It’s only spring training, but the Boston Red Sox starting rotation has already has its injury woes. Last week, manager Alex Cora announced that both Eduardo Rodriguez and Steven Wright were not likely to be ready for Opening Day. To make matters worse, Drew Pomeranz recently left his first spring training appearance with forearm tightness. Pomeranz says he’s fine, but what if another starting pitcher gets hurt? Do the Red Sox have the depth to handle such an injury?
What If Another Starting Pitcher Gets Hurt?
This article may read like an overreaction, simply because Pomeranz said he’s fine. There’s no reason to doubt him, so right now he probably is. However, Pomeranz has a history of arm injuries and fatigue, so it’s still worth looking at what the Sox would do without him. Right off the bat, it seems like the Sox have two main options: stay the course or sign a free agent.
Option One: Stay the Course
As things currently stand, the Red Sox will need one of Brian Johnson, Hector Velasquez, or Roenis Elias to take the fifth spot in the rotation. Each one has their pros and cons, but the Red Sox can likely survive in spite of the spot starter.
If the Red Sox need two spot starters, this task becomes considerably harder. Pomeranz isn’t a Cy Young caliber pitcher, but he’s leaps and bounds better than Johnson, Velasquez, or Elias.
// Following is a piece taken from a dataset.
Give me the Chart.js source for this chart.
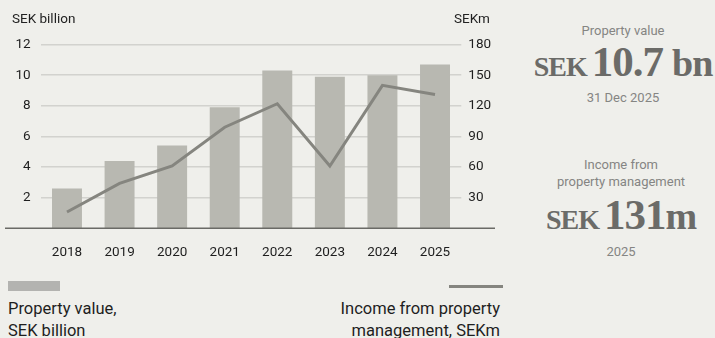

More pressure would fall on the offense, as they’d probably have to bail out the pitching to an extent two out of every five games.
Johnson and Velasquez both have proven that they can keep the Red Sox in games, so having both in the rotation wouldn’t be the worst thing in the world. However, relying on two minor league caliber pitchers isn’t ideal, and the Red Sox will likely check out the open market.
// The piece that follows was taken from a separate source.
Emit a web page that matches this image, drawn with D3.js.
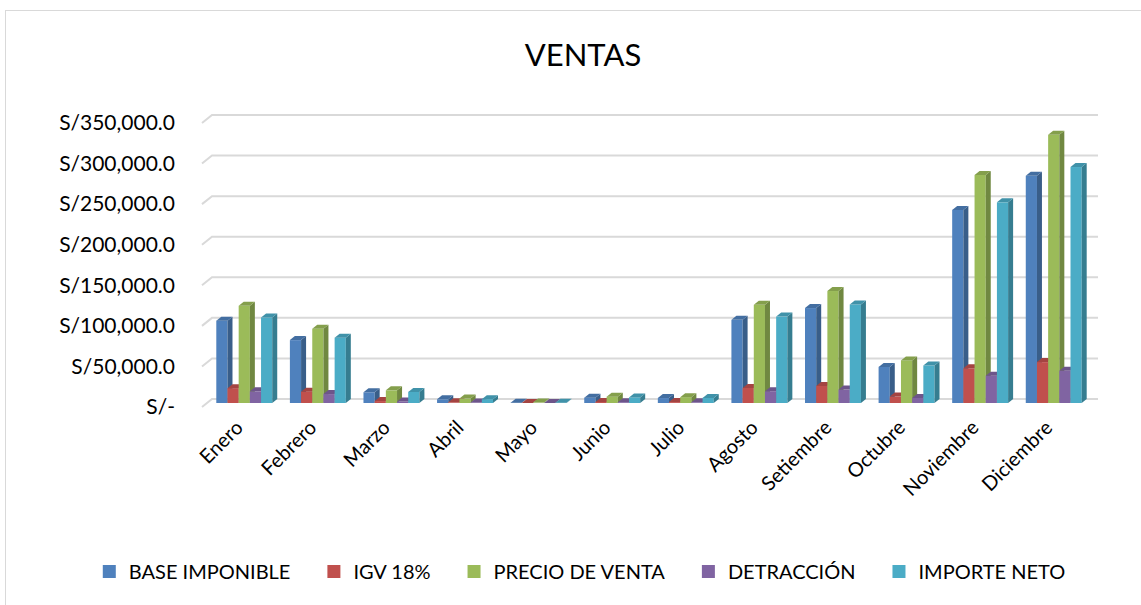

Option Two: Sign a Free Agent
Jake Arrieta is a free agent, but probably won’t be a Red Sox
Image credit: NBC Sports
The Red Sox organization is very adamant about staying under the luxury tax, which means Jake Arrieta will not be a member of the team. Boston has roughly $8 million dollars to spend before hitting the luxury tax threshold, and Arrieta won’t sign for that.
Alex Cobb and Lance Lynn are the only other solid starters left on the market, but both would likely force the Red Sox to exceed the luxury tax. If they do that, they’ll drop ten spots in the upcoming MLB draft. Additionally, both players have received qualifying offers, which means signing one of those two would make the Sox forfeit their third highest draft pick.
Depending on how desperate the Red Sox are, they might bite the bullet and sign one of those three regardless. However, if the Red Sox truly want to stay under the luxury tax, they’d have to get creative.
Clay Buchholz would be the return nobody asked for
Image credit: ESPN
The Red Sox could look into acquiring former Sox John Lackey and Clay Buchholz, but both guys have their limits. Lackey is 39 and coming off one of the worst seasons of his career. He’s openly debated retirement before, and might not have anything left in the tank. As for Buchholz, the Red Sox should avoid him at all costs. Red Sox Nation was on that roller coaster for the better part of a decade, there’s no need to get on that ride again.
Kyle Kendrick is also an option, albeit a very low upside one. The Red Sox thought enough of him to bring him in last year, but he woefully underperformed. In a year where the Red Sox constantly needed a spot starter, Kendrick was unable to step up. He fell behind Johnson and Velasquez on the depth chart, but he does have a record of major league success. If the Red Sox believe last year was a fluke, then perhaps they’ll bring him back.
There aren’t many good options outside the organization, but one player they could check out is Brett Anderson. Anderson once had a very promising career, and was actually traded to the Colorado Rockies for Pomeranz back in 2013. He had success with the Oakland Athletics and the Los Angeles Dodgers, but injuries have limited him. He’s only pitched 66.2 innings since 2015, and he hasn’t looked that great in any of them. Still, the Sox could kick the tires to see if there’s any magic left in the 30-year old.
Which Option Is Best?
Truthfully, the best option is to stay the course. Getting creative is asking for trouble, as all of those options are high risk. The need for starting pitching depth isn’t large enough to justify the cost of Arrieta, Cobb, or Lynn. Having two spot starters in the rotation isn’t ideal, but this Red Sox team is built well enough to survive. As long as the starter can keep the game competitive for the first five innings, the rest of the unit should be able to pick up the slack.